### TASK BRIEF
Write the listing below out again exactly, dropping the images.

### EXERCISE INPUT
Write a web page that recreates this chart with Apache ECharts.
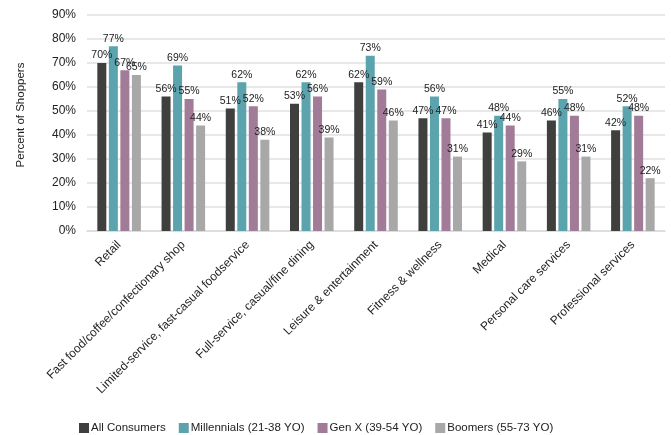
<!DOCTYPE html>
<html><head><meta charset="utf-8">
<script src="https://cdn.jsdelivr.net/npm/echarts@6/dist/echarts.min.js"></script>
<style>html,body{margin:0;padding:0;background:#fff}#c{width:671px;height:435px}</style>
</head><body><div id="c"></div>
<script>
const categories = ["Retail","Fast food/coffee/confectionary shop","Limited-service, fast-casual foodservice","Full-service, casual/fine dining","Leisure & entertainment","Fitness & wellness","Medical","Personal care services","Professional services"];
const allConsumers = [70,56,51,53,62,47,41,46,42];
const millennials = [77,69,62,62,73,56,48,55,52];
const genX = [67,55,52,56,59,47,44,48,48];
const boomers = [65,44,38,39,46,31,29,31,22];
const seriesNames = ["All Consumers","Millennials (21-38 YO)","Gen X (39-54 YO)","Boomers (55-73 YO)"];
const colors = ["#3f403d","#5ba3ad","#a17b97","#a8a8a8"];
const font = "Liberation Sans, Arial, sans-serif";
const chart = echarts.init(document.getElementById('c'));
const mk = (name, data, color) => ({
  name, type: 'bar', data, barWidth: 9, barGap: '28%',
  itemStyle: { color },
  label: { show: true, position: 'top', distance: 2, formatter: '{c}%', fontFamily: font, fontSize: 10.5, color: '#222' }
});
chart.setOption({
  animation: false,
  color: colors,
  textStyle: { fontFamily: font },
  grid: { left: 87, right: 6, top: 15, bottom: 204, containLabel: false },
  legend: {
    top: 417, left: 74, itemWidth: 10, itemHeight: 10, itemGap: 13,
    icon: 'rect',
    textStyle: { fontFamily: font, fontSize: 11.5, color: '#222', padding: [0, 0, 0, -3] },
    data: seriesNames
  },
  xAxis: {
    type: 'category', data: categories,
    axisLine: { lineStyle: { color: '#d9d9d9', width: 1.5 } },
    axisTick: { show: false },
    axisLabel: { rotate: 45, interval: 0, fontSize: 12, color: '#222', fontFamily: font, margin: 12 }
  },
  yAxis: {
    type: 'value', min: 0, max: 90, interval: 10,
    name: 'Percent of Shoppers', nameLocation: 'middle', nameGap: 60, nameRotate: 90,
    nameTextStyle: { fontSize: 11.5, color: '#222', fontFamily: font, padding: [0, 0, 0, 16] },
    axisLabel: { formatter: '{value}%', fontSize: 12, color: '#222', fontFamily: font, margin: 11 },
    splitLine: { lineStyle: { color: '#e0e0e0', width: 1.5 } },
    axisLine: { show: false }, axisTick: { show: false }
  },
  series: [
    mk(seriesNames[0], allConsumers, colors[0]),
    mk(seriesNames[1], millennials, colors[1]),
    mk(seriesNames[2], genX, colors[2]),
    mk(seriesNames[3], boomers, colors[3])
  ]
});
</script></body></html>
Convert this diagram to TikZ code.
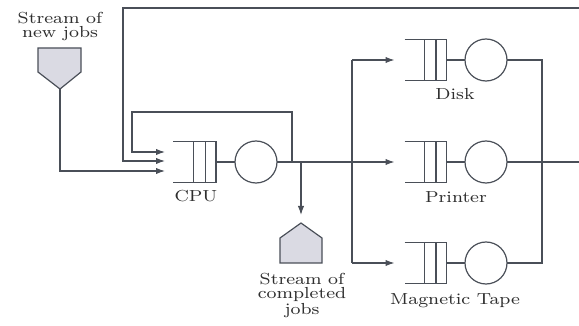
\documentclass[tikz,border=0pt]{standalone}
\usepackage{fontspec}
\setmainfont{Latin Modern Roman}[FakeStretch=1.17]
\usetikzlibrary{arrows.meta,calc}
\definecolor{ln}{HTML}{4A4F58}
\definecolor{pf}{HTML}{DADAE3}
\definecolor{tx}{HTML}{2E2E2E}
\newcommand\qdraw[1]{%
  \draw[line] (#1.north west) -- (#1.north east) -- (#1.south east) -- (#1.south west);
  \draw[line] ($(#1.north west)!0.47!(#1.north east)$) -- ($(#1.south west)!0.47!(#1.south east)$);
  \draw[line] ($(#1.north west)!0.75!(#1.north east)$) -- ($(#1.south west)!0.75!(#1.south east)$);
}
\begin{document}
\begin{tikzpicture}[x=0.5pt,y=-0.5pt,
  line/.style={draw=ln, line width=0.6pt},
  arr/.style={line, -{Latex[length=4.5pt,width=3.2pt]}},
  qbox/.style={minimum width=21pt, minimum height=20.5pt, inner sep=0, outer sep=0},
  srv/.style={circle, draw=ln, line width=0.6pt, minimum size=21pt, inner sep=0, outer sep=0},
  pent/.style={draw=ln, line width=0.6pt, fill=pf},
  lbl/.style={font=\fontsize{8}{7}\selectfont, text=tx, inner sep=0, align=center},
]
\useasboundingbox (0,0) rectangle (579,326);

% CPU
\node[qbox, minimum width=21.5pt] (cpuq) at (194.5,162) {};
\qdraw{cpuq}
\node[srv] (cpu) at (256,162) {};
\node[lbl, anchor=base] (cpulbl) at (196,202) {CPU};

% devices
\node[qbox] (diskq) at (425.5,60) {};
\qdraw{diskq}
\node[srv] (disk) at (486,60) {};
\node[lbl, anchor=base] (disklbl) at (455,100) {Disk};

\node[qbox] (prnq) at (425.5,162) {};
\qdraw{prnq}
\node[srv] (prn) at (486,162) {};
\node[lbl, anchor=base] (prnlbl) at (456,203) {Printer};

\node[qbox] (tapeq) at (425.5,263) {};
\qdraw{tapeq}
\node[srv] (tape) at (486,263) {};
\node[lbl, anchor=base] (tapelbl) at (455,304) {Magnetic Tape};

% sources / sinks
\coordinate (newtip) at (60,89);
\draw[pent] (38,48) -- (81,48) -- (81,72) -- (newtip) -- (38,72) -- cycle;
\node[lbl, anchor=north] (newlbl) at (60,12) {Stream of\\new jobs};

\coordinate (donetop) at (301,223);
\draw[pent] (280,263) -- (280,238) -- (donetop) -- (322,238) -- (322,263) -- cycle;
\node[lbl, anchor=north] (donelbl) at (302,273) {Stream of\\completed\\jobs};

% coordinates
\coordinate (c1) at (165,152);
\coordinate (c2) at (165,161);
\coordinate (c3) at (165,171);
\coordinate (jl) at (292,162);
\coordinate (jc) at (301,162);
\coordinate (split) at (352,162);
\coordinate (dA) at (352,60);
\coordinate (dC) at (352,263);
\coordinate (outR) at (579,8);
\coordinate (outP) at (579,162);
\coordinate (rr) at (542,162);

% connectors
\draw[line] (cpuq.east) -- (cpu.west);
\draw[line] (cpu.east) -- (split);
\draw[arr] (jl) |- (132,112) |- (c1);
\draw[arr] (outR) -| (123,161) -- (c2);
\draw[arr] (newtip) |- (c3);
\draw[arr, shorten >=4pt] (jc) -- (donetop);
\draw[line] (dA) -- (dC);
\draw[arr, shorten >=5pt] (dA) -- (diskq.west);
\draw[arr, shorten >=5pt] (split) -- (prnq.west);
\draw[arr, shorten >=5pt] (dC) -- (tapeq.west);
\draw[line] (diskq.east) -- (disk.west);
\draw[line] (prnq.east) -- (prn.west);
\draw[line] (tapeq.east) -- (tape.west);
\draw[line] (disk.east) -| (rr) |- (tape.east);
\draw[line] (prn.east) -- (outP);
\end{tikzpicture}
\end{document}
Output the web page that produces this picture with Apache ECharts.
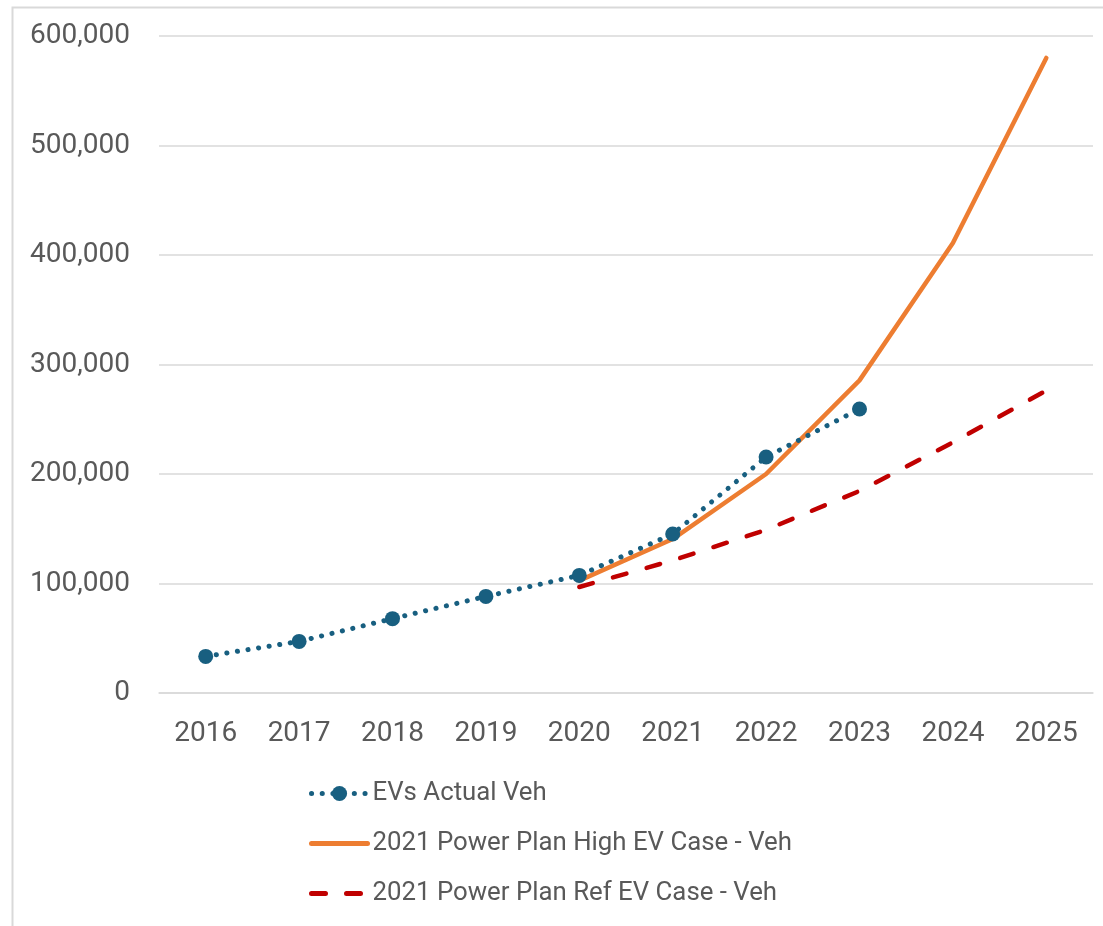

### CORRECT ANSWER
Write a web page that recreates this chart with Apache ECharts.
<!DOCTYPE html>
<html><head><meta charset="utf-8">
<script src="https://cdn.jsdelivr.net/npm/echarts@6/dist/echarts.min.js"></script>
<style>html,body{margin:0;padding:0;background:#fff}#c{width:671px;height:435px}</style>
</head><body><div id="c"></div>
<script>
const categories = ["Retail","Fast food/coffee/confectionary shop","Limited-service, fast-casual foodservice","Full-service, casual/fine dining","Leisure & entertainment","Fitness & wellness","Medical","Personal care services","Professional services"];
const allConsumers = [70,56,51,53,62,47,41,46,42];
const millennials = [77,69,62,62,73,56,48,55,52];
const genX = [67,55,52,56,59,47,44,48,48];
const boomers = [65,44,38,39,46,31,29,31,22];
const seriesNames = ["All Consumers","Millennials (21-38 YO)","Gen X (39-54 YO)","Boomers (55-73 YO)"];
const colors = ["#3f403d","#5ba3ad","#a17b97","#a8a8a8"];
const font = "Liberation Sans, Arial, sans-serif";
const chart = echarts.init(document.getElementById('c'));
const mk = (name, data, color) => ({
  name, type: 'bar', data, barWidth: 9, barGap: '28%',
  itemStyle: { color },
  label: { show: true, position: 'top', distance: 2, formatter: '{c}%', fontFamily: font, fontSize: 10.5, color: '#222' }
});
chart.setOption({
  animation: false,
  color: colors,
  textStyle: { fontFamily: font },
  grid: { left: 87, right: 6, top: 15, bottom: 204, containLabel: false },
  legend: {
    top: 417, left: 74, itemWidth: 10, itemHeight: 10, itemGap: 13,
    icon: 'rect',
    textStyle: { fontFamily: font, fontSize: 11.5, color: '#222', padding: [0, 0, 0, -3] },
    data: seriesNames
  },
  xAxis: {
    type: 'category', data: categories,
    axisLine: { lineStyle: { color: '#d9d9d9', width: 1.5 } },
    axisTick: { show: false },
    axisLabel: { rotate: 45, interval: 0, fontSize: 12, color: '#222', fontFamily: font, margin: 12 }
  },
  yAxis: {
    type: 'value', min: 0, max: 90, interval: 10,
    name: 'Percent of Shoppers', nameLocation: 'middle', nameGap: 60, nameRotate: 90,
    nameTextStyle: { fontSize: 11.5, color: '#222', fontFamily: font, padding: [0, 0, 0, 16] },
    axisLabel: { formatter: '{value}%', fontSize: 12, color: '#222', fontFamily: font, margin: 11 },
    splitLine: { lineStyle: { color: '#e0e0e0', width: 1.5 } },
    axisLine: { show: false }, axisTick: { show: false }
  },
  series: [
    mk(seriesNames[0], allConsumers, colors[0]),
    mk(seriesNames[1], millennials, colors[1]),
    mk(seriesNames[2], genX, colors[2]),
    mk(seriesNames[3], boomers, colors[3])
  ]
});
</script></body></html>
Convert this diagram to TikZ code.
\documentclass[tikz,border=0pt]{standalone}
\usepackage{fontspec}
\setmainfont{Latin Modern Roman}[FakeStretch=1.17]
\usetikzlibrary{arrows.meta,calc}
\definecolor{ln}{HTML}{4A4F58}
\definecolor{pf}{HTML}{DADAE3}
\definecolor{tx}{HTML}{2E2E2E}
\newcommand\qdraw[1]{%
  \draw[line] (#1.north west) -- (#1.north east) -- (#1.south east) -- (#1.south west);
  \draw[line] ($(#1.north west)!0.47!(#1.north east)$) -- ($(#1.south west)!0.47!(#1.south east)$);
  \draw[line] ($(#1.north west)!0.75!(#1.north east)$) -- ($(#1.south west)!0.75!(#1.south east)$);
}
\begin{document}
\begin{tikzpicture}[x=0.5pt,y=-0.5pt,
  line/.style={draw=ln, line width=0.6pt},
  arr/.style={line, -{Latex[length=4.5pt,width=3.2pt]}},
  qbox/.style={minimum width=21pt, minimum height=20.5pt, inner sep=0, outer sep=0},
  srv/.style={circle, draw=ln, line width=0.6pt, minimum size=21pt, inner sep=0, outer sep=0},
  pent/.style={draw=ln, line width=0.6pt, fill=pf},
  lbl/.style={font=\fontsize{8}{7}\selectfont, text=tx, inner sep=0, align=center},
]
\useasboundingbox (0,0) rectangle (579,326);

% CPU
\node[qbox, minimum width=21.5pt] (cpuq) at (194.5,162) {};
\qdraw{cpuq}
\node[srv] (cpu) at (256,162) {};
\node[lbl, anchor=base] (cpulbl) at (196,202) {CPU};

% devices
\node[qbox] (diskq) at (425.5,60) {};
\qdraw{diskq}
\node[srv] (disk) at (486,60) {};
\node[lbl, anchor=base] (disklbl) at (455,100) {Disk};

\node[qbox] (prnq) at (425.5,162) {};
\qdraw{prnq}
\node[srv] (prn) at (486,162) {};
\node[lbl, anchor=base] (prnlbl) at (456,203) {Printer};

\node[qbox] (tapeq) at (425.5,263) {};
\qdraw{tapeq}
\node[srv] (tape) at (486,263) {};
\node[lbl, anchor=base] (tapelbl) at (455,304) {Magnetic Tape};

% sources / sinks
\coordinate (newtip) at (60,89);
\draw[pent] (38,48) -- (81,48) -- (81,72) -- (newtip) -- (38,72) -- cycle;
\node[lbl, anchor=north] (newlbl) at (60,12) {Stream of\\new jobs};

\coordinate (donetop) at (301,223);
\draw[pent] (280,263) -- (280,238) -- (donetop) -- (322,238) -- (322,263) -- cycle;
\node[lbl, anchor=north] (donelbl) at (302,273) {Stream of\\completed\\jobs};

% coordinates
\coordinate (c1) at (165,152);
\coordinate (c2) at (165,161);
\coordinate (c3) at (165,171);
\coordinate (jl) at (292,162);
\coordinate (jc) at (301,162);
\coordinate (split) at (352,162);
\coordinate (dA) at (352,60);
\coordinate (dC) at (352,263);
\coordinate (outR) at (579,8);
\coordinate (outP) at (579,162);
\coordinate (rr) at (542,162);

% connectors
\draw[line] (cpuq.east) -- (cpu.west);
\draw[line] (cpu.east) -- (split);
\draw[arr] (jl) |- (132,112) |- (c1);
\draw[arr] (outR) -| (123,161) -- (c2);
\draw[arr] (newtip) |- (c3);
\draw[arr, shorten >=4pt] (jc) -- (donetop);
\draw[line] (dA) -- (dC);
\draw[arr, shorten >=5pt] (dA) -- (diskq.west);
\draw[arr, shorten >=5pt] (split) -- (prnq.west);
\draw[arr, shorten >=5pt] (dC) -- (tapeq.west);
\draw[line] (diskq.east) -- (disk.west);
\draw[line] (prnq.east) -- (prn.west);
\draw[line] (tapeq.east) -- (tape.west);
\draw[line] (disk.east) -| (rr) |- (tape.east);
\draw[line] (prn.east) -- (outP);
\end{tikzpicture}
\end{document}
Output the web page that produces this picture with Apache ECharts.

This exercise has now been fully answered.